CRE Opinion

Brick And Mortar Retail is Bouncing Back

Online can satisfy our need for things. It can’t satisfy our need for connection – or haircuts!

A classic Joni Mitchell lyric resulted in one of the most repeated quotes of the modern era: You don’t know what you’ve got ‘til it’s gone.

When the pandemic curtailed dining and shopping, most of us missed the activities we used to consider everyday and ordinary, from eating inside a restaurant to going to a movie or getting a haircut.

Ian Pierce, Weitzman

In fact, the International Council of Shopping Centers surveyed consumers and asked what they missed most during the depths of the pandemic.  Around 72 percent of the respondents said they most missed going to restaurants and bars; a majority said they missed brick-and-mortar stores for non-essential goods (i.e., not groceries), and more than 40 percent said they missed movie theaters.

We’ve all heard the joke, how can I miss you if you don’t go away?

Well, when a lot of brick-and-mortar retail seemed off limits during the pandemic, the absence definitely made people appreciate it more.

Sure, people clicked ‘buy’ more often, increasing online sales in 2020.

But online shopping and boxes on the doorstep could not alleviate the isolating nature of the pandemic.

And, as evidenced by a lot of folks with ‘COVID hair,’ online couldn’t deliver a haircut to your door.

As vaccinations increase this year, and new cases fall dramatically, customer traffic is showing big increases.

For example, OpenTable said that Mother’s Day restaurant reservations were up 64 percent compared to pre-pandemic 2019. After more than a year of restrictions, families wanted to celebrate.

We see the same traffic gains for our Dallas-Fort Worth shopping centers, where Placer.ai’s numbers tell the story. (Placer.ai is a provider of location analytics and foot traffic data utilized by Weitzman to understand shopper dynamics.)

We compared monthly customer visits at three centers we manage, West Plano Village, Firewheel Market in Garland, and Shops of Southlake.

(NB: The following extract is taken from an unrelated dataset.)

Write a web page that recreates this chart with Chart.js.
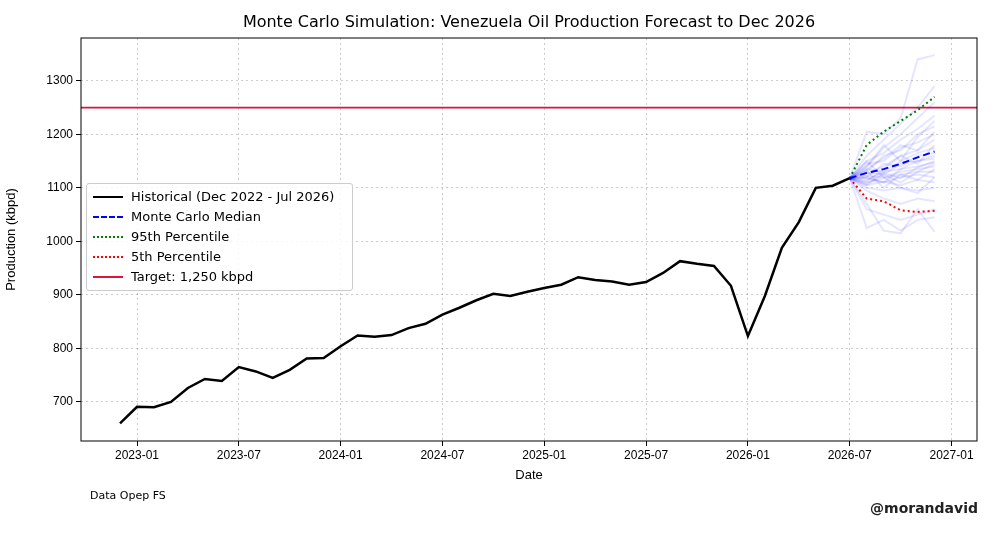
<!DOCTYPE html>
<html><head><meta charset="utf-8">
<script src="https://cdn.jsdelivr.net/npm/chart.js@4"></script>
<style>
body{margin:0;width:1000px;height:541px;position:relative;font-family:"DejaVu Sans",sans-serif;background:#fff;overflow:hidden}
#wrap{position:absolute;left:0;top:0;width:1000px;height:541px}
#title{position:absolute;top:12px;left:81px;width:896px;text-align:center;font-size:16px;color:#000}
#legend{position:absolute;left:86px;top:183px;width:253px;border:1px solid #ccc;border-radius:3px;background:rgba(255,255,255,0.85);padding:3px 6px;font-size:13px;line-height:20px}
#legend div{display:flex;align-items:center}
#legend span.l{display:inline-block;width:30px;margin-right:8px}
#src{position:absolute;left:90px;top:489px;font-size:11px}
#sig{position:absolute;right:22px;top:500px;font-size:14px;font-weight:bold;color:#222}
</style></head>
<body>
<div id="wrap"><canvas id="c"></canvas></div>
<div id="title">Monte Carlo Simulation: Venezuela Oil Production Forecast to Dec 2026</div>
<div id="legend">
<div><span class="l" style="border-top:2.5px solid #000"></span>Historical (Dec 2022 - Jul 2026)</div>
<div><span class="l" style="border-top:2px dashed #00f"></span>Monte Carlo Median</div>
<div><span class="l" style="border-top:2px dotted green"></span>95th Percentile</div>
<div><span class="l" style="border-top:2px dotted red"></span>5th Percentile</div>
<div><span class="l" style="border-top:2px solid crimson"></span>Target: 1,250 kbpd</div>
</div>
<div id="src">Data Opep FS</div>
<div id="sig">@morandavid</div>
<script>
// month index 0 = Jan 2023
const histStart = -1;
const historical = [660,691,690,700,726,743,739,765,757,745,760,781,782,804,824,822,825,838,846,863,876,890,902,898,906,913,919,933,928,925,919,924,941,963,958,954,917,823,898,988,1036,1100,1104,1118];
const simStart = 42;
const median = [1118,1128,1135,1145,1157,1168];
const p95 = [1118,1180,1205,1225,1245,1270];
const p5 = [1118,1080,1075,1058,1055,1057];
const target = 1250;
const paths = [
  [1118,1205,1200,1230,1340,1348],
  [1118,1160,1190,1220,1250,1290],
  [1118,1140,1175,1200,1230,1260],
  [1118,1150,1165,1190,1210,1235],
  [1118,1130,1160,1170,1200,1215],
  [1118,1145,1150,1175,1185,1200],
  [1118,1125,1140,1160,1170,1190],
  [1118,1135,1130,1150,1165,1175],
  [1118,1120,1145,1140,1160,1165],
  [1118,1128,1125,1145,1150,1155],
  [1118,1115,1130,1135,1140,1148],
  [1118,1122,1120,1130,1135,1140],
  [1118,1110,1118,1125,1130,1130],
  [1118,1118,1110,1120,1125,1120],
  [1118,1105,1112,1105,1115,1110],
  [1118,1100,1095,1100,1095,1100],
  [1118,1095,1080,1070,1080,1075],
  [1118,1060,1050,1040,1050,1060],
  [1118,1025,1040,1020,1040,1045],
  [1118,1070,1020,1015,1060,1018],
  [1118,1140,1180,1150,1195,1225],
  [1118,1112,1135,1160,1145,1180],
  [1118,1105,1125,1110,1130,1145],
  [1118,1132,1100,1125,1115,1135],
  [1118,1150,1120,1100,1090,1120],
  [1118,1135,1155,1180,1170,1205],
  [1118,1120,1110,1135,1150,1160],
  [1118,1108,1128,1118,1138,1150]
];
const xTicks = [0,6,12,18,24,30,36,42,48];
const xTickLabels = ['2023-01','2023-07','2024-01','2024-07','2025-01','2025-07','2026-01','2026-07','2027-01'];
const yTicks = [700,800,900,1000,1100,1200,1300];

const pts = (arr, start) => arr.map((v, i) => ({x: start + i, y: v}));
const datasets = [];
paths.forEach(p => datasets.push({data: pts(p, simStart), borderColor: 'rgba(0,0,255,0.1)', borderWidth: 2, pointRadius: 0}));
datasets.push({data: pts(historical, histStart), borderColor: '#000', borderWidth: 2.5, pointRadius: 0});
datasets.push({data: pts(median, simStart), borderColor: '#0000ff', borderDash: [7,4], borderWidth: 2, pointRadius: 0});
datasets.push({data: pts(p95, simStart), borderColor: 'green', borderDash: [2,3], borderWidth: 2, pointRadius: 0});
datasets.push({data: pts(p5, simStart), borderColor: 'red', borderDash: [2,3], borderWidth: 2, pointRadius: 0});
datasets.push({data: [{x: -3.4, y: target}, {x: 49.5, y: target}], borderColor: 'crimson', borderWidth: 1.8, pointRadius: 0});

const grid = {color: 'rgba(0,0,0,0.2)', tickColor: '#000', tickLength: 5};
const border = {display: false, dash: [2,3]};
new Chart(document.getElementById('c'), {
  type: 'line',
  data: {datasets},
  options: {
    responsive: true, maintainAspectRatio: false, animation: false,
    layout: {padding: {top: 38, right: 23, left: 0, bottom: 56}},
    plugins: {legend: {display: false}, tooltip: {enabled: false}},
    scales: {
      x: {
        type: 'linear', min: -3.3, max: 49.5,
        afterBuildTicks: s => { s.ticks = xTicks.map(v => ({value: v})); },
        afterFit: s => { s.height = 44; },
        ticks: {color: '#000', font: {size: 12}, maxRotation: 0, autoSkip: false, padding: 2, callback: v => xTickLabels[xTicks.indexOf(v)]},
        grid: grid, border: border,
        title: {display: true, text: 'Date', color: '#000', font: {size: 13}, padding: 2}
      },
      y: {
        min: 627, max: 1380,
        afterBuildTicks: s => { s.ticks = yTicks.map(v => ({value: v})); },
        afterFit: s => { s.width = 81; },
        ticks: {color: '#000', font: {size: 12}, callback: v => String(v)},
        grid: grid, border: border,
        title: {display: true, text: 'Production (kbpd)', color: '#000', font: {size: 13}, padding: {top: 4, bottom: 4}}
      }
    }
  },
  plugins: [{
    id: 'frame',
    afterDraw(ch) {
      const a = ch.chartArea, c = ch.ctx;
      c.save(); c.strokeStyle = '#000'; c.lineWidth = 1;
      c.strokeRect(a.left, a.top, a.right - a.left, a.bottom - a.top);
      c.restore();
    }
  }]
});
</script>
</body></html>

In April 2020, West Plano Village reported 13,100 visits, jumping to 42,800 by May as Texas emerged from the March 2020 shutdown. A year later, in April 2021, the visitor count jumped to 78,100.

In April 2020, Firewheel Market reported 20,200 visits and 75,100 visits in May 2020. In April 2021, that visitor total jumped to 141,900.

In April 2020, Shops of Southlake reported 90,600 visits, driven by its Central Market anchor, and in May 2020, it reported 166,800 visits.

In April 2021, that visitor total jumped to 234,300!

National surveys predicted this return to brick-and-mortar visitors. In the midst of the pandemic last year, the International Council of Shopping Centers asked consumers what they planned to do more of once things returned to normal.

A full 30 percent said they would visit eating or drinking establishments more, 28 percent said they would frequent physical stores more, 24 percent said they would visit malls more, and 20 percent said they would increase their gym visits.

All of these numbers, as good as they are, pre-date the Center for Disease Control’s May 13 “unmasking day” announcement, stating that vaccinated people could safely return to indoor activities without masks or social distancing.

With a new sense of freedom and safety, we expect to see customers return to brick-and-mortar stores with a newfound appreciation for experiences they once took for granted.